Values, knowledge and morality
Helkama Klaus
This work addresses a number of current problems in the social psychology of values and morality. Most of its chapters start from Shalom Schwartz’s theory of the universal structure and content of values. The value-related issues examined in this volume include: – What is the location of the value types, rational truth and non-rational truth, in the Schwartz circular model? Are these values related to the way individuals define knowledge, i.e. their epistemological understanding? – How does a non-universal value item, privacy, change its meaning in Finnish national samples during the 25-year period 1991-2015? – How are different values and other components of morality associated with environmentally friendly behaviour in a representative sample of Estonians? – Are the associations of values with empathy, different kinds of guilt, and shame similar or different in Bulgaria, Portugal, and Finland? – How do values and moral reasoning manifest themselves in the problem situations reported by elderly care professionals?
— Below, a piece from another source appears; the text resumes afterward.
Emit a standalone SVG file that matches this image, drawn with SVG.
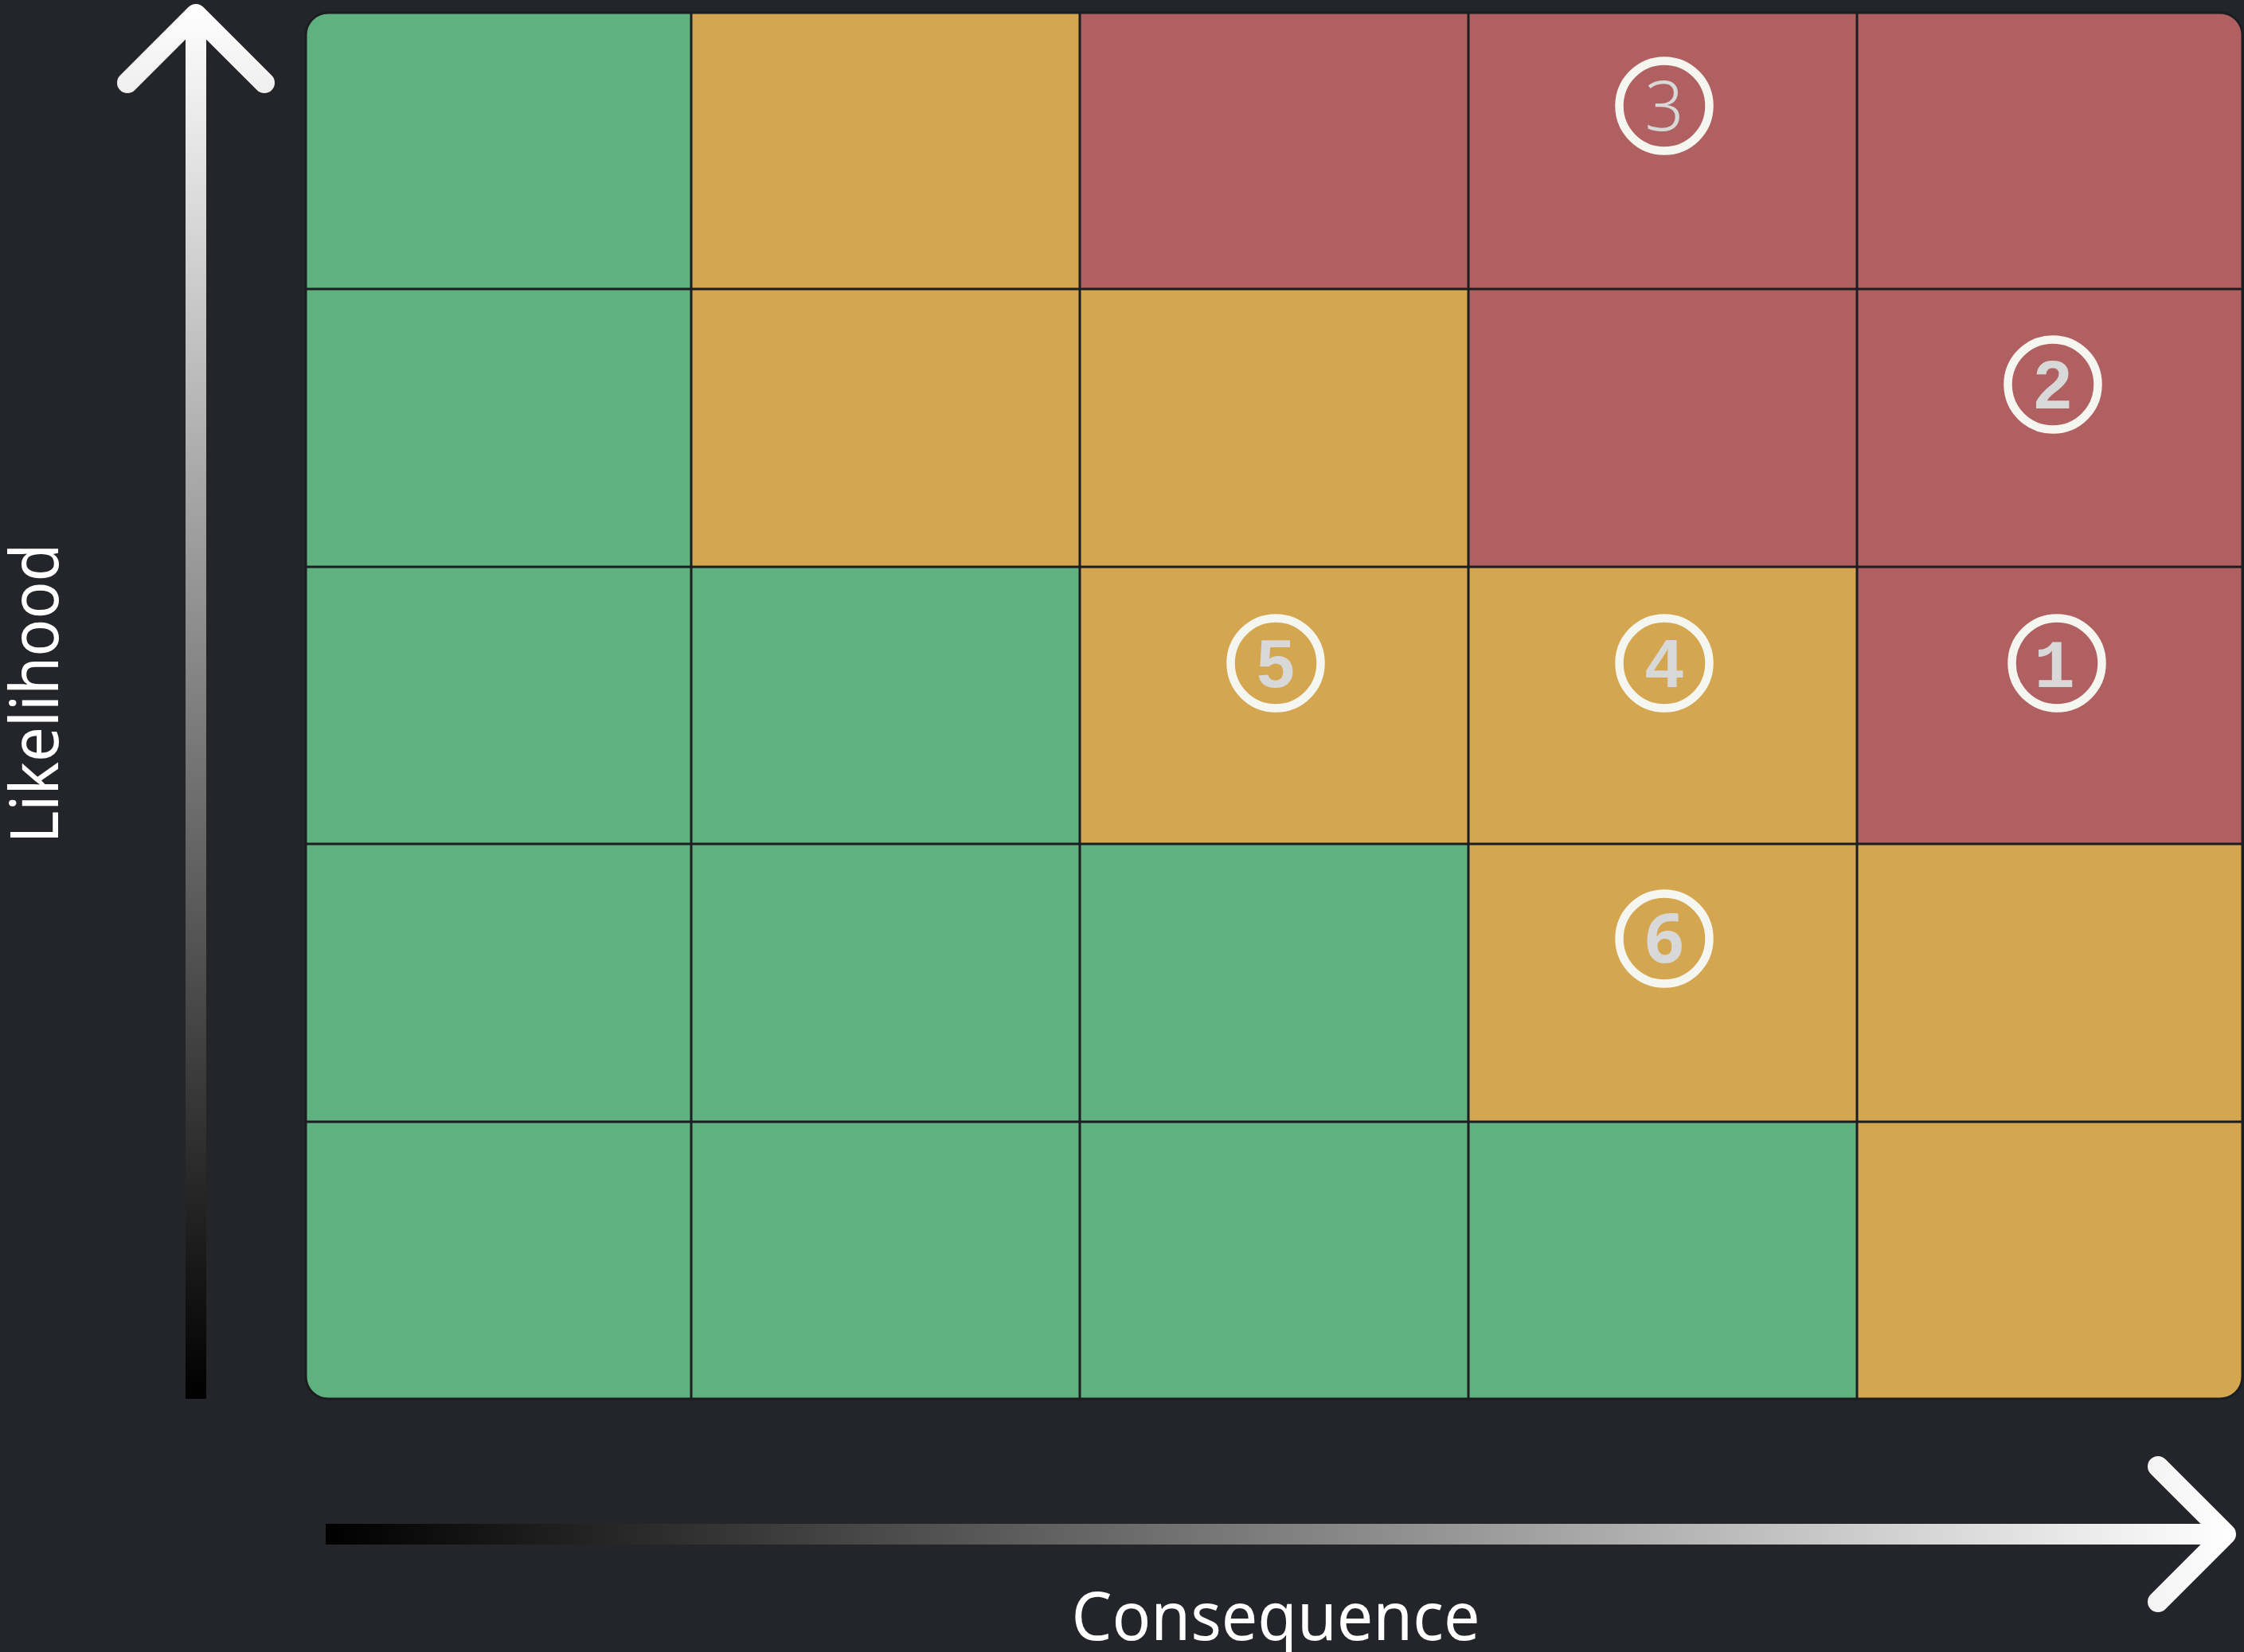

The volume also deals with several moral issues, not associated with values, among others: – How are adolescents’ tendencies to feel empathy, guilt and shame related to parental practices? – What types of everyday moral dilemmas do Bulgarian and Finnish university students and elderly care professionals report? – Does training based on the ideas derived from Developmental Work Research lead to advances in moral judgment? – How could we analyse moral decision making as a social – as opposed to individual – process? The authors are former or current teachers, research associates, or international collaborators of the social psychology department. Most of the chapters have been peer-reviewed.